Americans on Antimoon!
<<@Jordan:
But they do need diacritics:
- when writing the foreign languages you claim they are so eagerly learning nowadays.
- when referring to any foreign name, like São Paulo, Jyväskylä or Besançon.>>
Yes, and when writing Russian names it must be done in Cyrillic: Москва, Новосибирск, Анатолий Сергеевич.... Well, I hope you know how to do it. And why not Chinese names with Chinese characters too?
@no diacritics:
This is a very interesting debate.
I would say:
Different versions of the Latin alphabet ≈ dialects
Different alphabets ≈ languages.
Stuff in foreign languages is translated, stuff in closely related dialects are not.
Typing diacritics is just a waste of life - I recommend you all drop them out of your over-analytical languages and do something more constructive than twisting your fingers in odd ways on your keyboards to type them.

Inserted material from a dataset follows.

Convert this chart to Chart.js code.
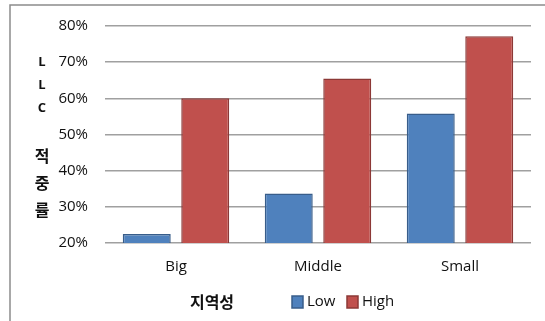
<!DOCTYPE html>
<html>
<head>
<meta charset="utf-8">
<script src="https://cdn.jsdelivr.net/npm/chart.js@4"></script>
<style>
  html, body { margin: 0; padding: 0; background: #fff; }
  #wrap { width: 545px; height: 321px; }
</style>
</head>
<body>
<div id="wrap"><canvas id="hitChart"></canvas></div>
<script>
const regions = ['Big', 'Middle', 'Small'];
const seriesNames = ['Low', 'High'];
const lowValues = [22.5, 33.7, 55.8];
const highValues = [60.0, 65.5, 77.2];
const yTitleChars = ['L', 'L', 'C', '적', '중', '률'];
const xTitle = '지역성';

const FONT = "'Open Sans', 'Noto Sans CJK KR', sans-serif";
const KFONT = "'Noto Sans CJK KR', 'Open Sans', sans-serif";

// frame, stacked y title, x title and legend are drawn by hand
const extras = {
    id: 'extras',
    beforeDraw(chart) {
        const c = chart.ctx;
        c.save();
        c.strokeStyle = '#8c8c8c';
        c.lineWidth = 1.5;
        c.beginPath();
        c.moveTo(10, 321);
        c.lineTo(10, 5);
        c.lineTo(545, 5);
        c.stroke();
        c.restore();
    },
    afterDraw(chart) {
        const c = chart.ctx;
        c.save();
        c.fillStyle = '#111';
        c.textAlign = 'center';
        c.textBaseline = 'middle';
        const ys = [62, 85, 108, 156, 183, 210];
        yTitleChars.forEach((ch, i) => {
            c.font = i < 3 ? 'bold 13px ' + FONT : 'bold 16px ' + KFONT;
            c.fillText(ch, 42, ys[i]);
        });

        c.font = 'bold 16px ' + KFONT;
        c.fillText(xTitle, 212, 302);

        c.font = '15px ' + FONT;
        c.textAlign = 'left';
        const boxX = [292, 347];
        chart.data.datasets.forEach((ds, i) => {
            c.fillStyle = ds.backgroundColor;
            c.strokeStyle = ds.borderColor;
            c.lineWidth = 1.5;
            c.fillRect(boxX[i], 296, 11, 12);
            c.strokeRect(boxX[i], 296, 11, 12);
            c.fillStyle = '#111';
            c.fillText(ds.label, boxX[i] + 15, 302);
        });
        c.restore();
    }
};

new Chart(document.getElementById('hitChart'), {
    type: 'bar',
    data: {
        labels: regions,
        datasets: [{
            label: seriesNames[0],
            data: lowValues,
            backgroundColor: '#4F81BD',
            borderColor: '#385D8A',
            borderWidth: 1.5,
            borderSkipped: false,
            categoryPercentage: 0.824,
            barPercentage: 0.82
        }, {
            label: seriesNames[1],
            data: highValues,
            backgroundColor: '#C0504D',
            borderColor: '#8C3836',
            borderWidth: 1.5,
            borderSkipped: false,
            categoryPercentage: 0.824,
            barPercentage: 0.82
        }]
    },
    options: {
        responsive: true,
        maintainAspectRatio: false,
        animation: false,
        layout: {
            padding: { left: 0, top: 23, right: 14, bottom: 38 }
        },
        plugins: {
            legend: { display: false },
            tooltip: { enabled: false }
        },
        scales: {
            x: {
                afterFit: function (scale) { scale.height = 40; },
                grid: { display: false, drawTicks: false },
                border: { display: false },
                ticks: {
                    padding: 15,
                    color: '#111',
                    font: { family: FONT, size: 15 }
                }
            },
            y: {
                min: 20,
                max: 80,
                afterFit: function (scale) { scale.width = 105; },
                grid: { color: '#a0a0a0', lineWidth: 1.5, drawTicks: false },
                border: { display: false },
                ticks: {
                    stepSize: 10,
                    padding: 17,
                    color: '#111',
                    font: { family: FONT, size: 15 },
                    callback: function (value) { return value + '%'; }
                }
            }
        }
    },
    plugins: [extras]
});
</script>
</body>
</html>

European diacritic-infested spellings were invented by library nerds, unlike English, which evolved from dumb anglo-saxon-norse-farmer-speak, and is therefore thankfully free of them. Plus, because Henry VIII sacked the monks, there were no crazed scholars hellbent on compllcating the language any longer.
Dutch has done pretty well, too, in ridding itself of diacritic hell. But sadly, German advisors totally ruined Turkish with their own sickening diacritics.
La réponse européenne, selon Proust:
« La vraie vie, la vie enfin découverte et éclaircie, la seule vie par conséquent pleinement vécue, c'est la littérature. »
....avec des signes diacritiques :-)
hahaha...no. that is just a family name which happens to mean the Greek where that part of the family came from.